When it’s more than just forgetfulness – World Alzheimer’s Day 2016
Today is World Alzheimer’s Day and part of World Alzheimer’s month. It marks a global campaign to raise awareness of dementia and tackle the stigma surrounding the disease worldwide.
The theme for this year is Remember Me. People all around the world are being encouraged to “understand the importance of memory as a hallmark of dementia, not forget about loved ones who are living with dementia, or who may have passed away.” Alzheimer associations in more than 60 countries will be taking part in this year’s campaign. In the UK, Alzheimer’s Society has 31 Memory Walks taking place across across England, Wales and Northern Ireland over September and October. Click here for more details
Keen to show my support for the campaign, I have joined the global voice on promoting dementia awareness. But why?
- Every 3 seconds someone in the world develops dementia
- There are around 800,000 people in the UK who have dementia
- There are almost 47 million people with dementia worldwide. This figure is expected to double in the next 20 years
- Dementia knows no social, economic or geographical boundaries
- There is no cure
- I could develop dementia
There are many misconceptions surrounding dementia. In my bid to help raise awareness, I felt it would be useful to explore some of the facts about the condition and highlight some practical steps that can be taken should you or a relative be diagnosed with the condition.
What is Dementia?
Dementia is a collective name for progressive degenerative brain syndromes which affect memory, thinking, behaviour and emotion. Alzheimer’s disease is one of the most common types of dementia.
What are the Symptoms?
Whilst everyone experiences dementia in their own way, there are some common symptoms:-
- Memory loss e.g. problems recalling things that happened recently
- Difficulty thinking things through and planning e.g. struggling with familiar tasks, such as following a recipe or using a debit card
- Problems communicating e.g. difficulty finding the right word
- Being confused about time or a place e.g. losing track of what time, date or season it is
- Sight and visual difficulties e.g. difficulty judging distances
- Mood changes or difficulties controlling emotions e.g. becoming unusually sad, frightened or angry
Living with Dementia and Planning Ahead
Take time to ensure that your affairs are in order. There are steps that can be taken to make sure you get to choose how you live now and in the future. These choices could range from how your money is managed to how you want to be cared for at the end of your life.
If you have dementia, the law protects your right to:
- Make your own decisions and be involved in any decisions that affect you
- Get support with making decisions about the future that you are finding difficult to make now
- Put plans in place in case you are unable to make decisions in the future
- Appoint someone you trust to make decisions in your best interests if you can’t.
Lasting powers of attorney
Lasting powers of attorney are legal documents that give you the opportunity the appoint someone you trust to make decisions on your behalf when you are no longer able to.
Everyday tasks for example managing your accounts, paying your bills and maintaining your property will become increasingly difficult as dementia progresses. If you have a property and financial affairs lasting power of attorney in place, the person that you have chosen to be your attorney will have the authority to deal with these matters.
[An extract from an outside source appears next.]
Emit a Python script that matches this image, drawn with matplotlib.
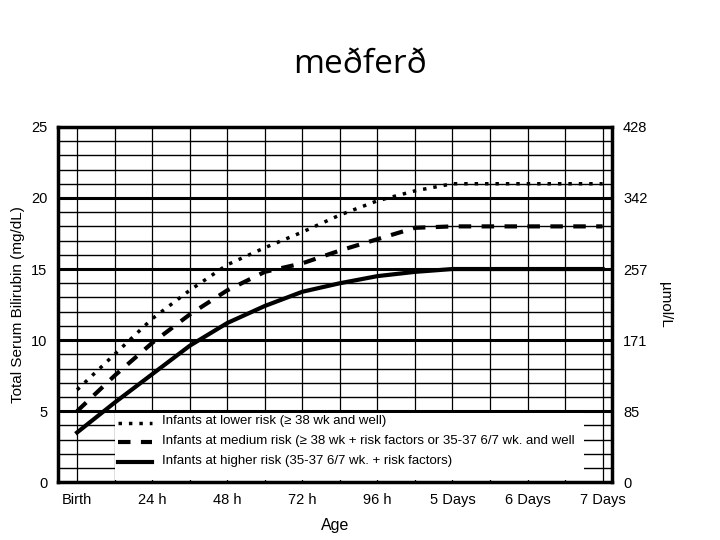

If you create a health and welfare lasting power of attorney, it will ensure that important decisions about your daily routine, medical care, moving into a care home and life sustaining treatment can be made by someone that you choose.
Without lasting powers of attorney in place, your family could find major decisions being left to the court, medical professionals or social workers.
Make sure that you have an up to date will. You can still make a will or change your will if you are still able to understand the decision that you are making and the implications of any changes.
It is essential that you make sure all of your important documents can be found easily.
The stigmatisation of dementia is a global problem and it is clear that the less we talk about dementia, the more the stigma will grow.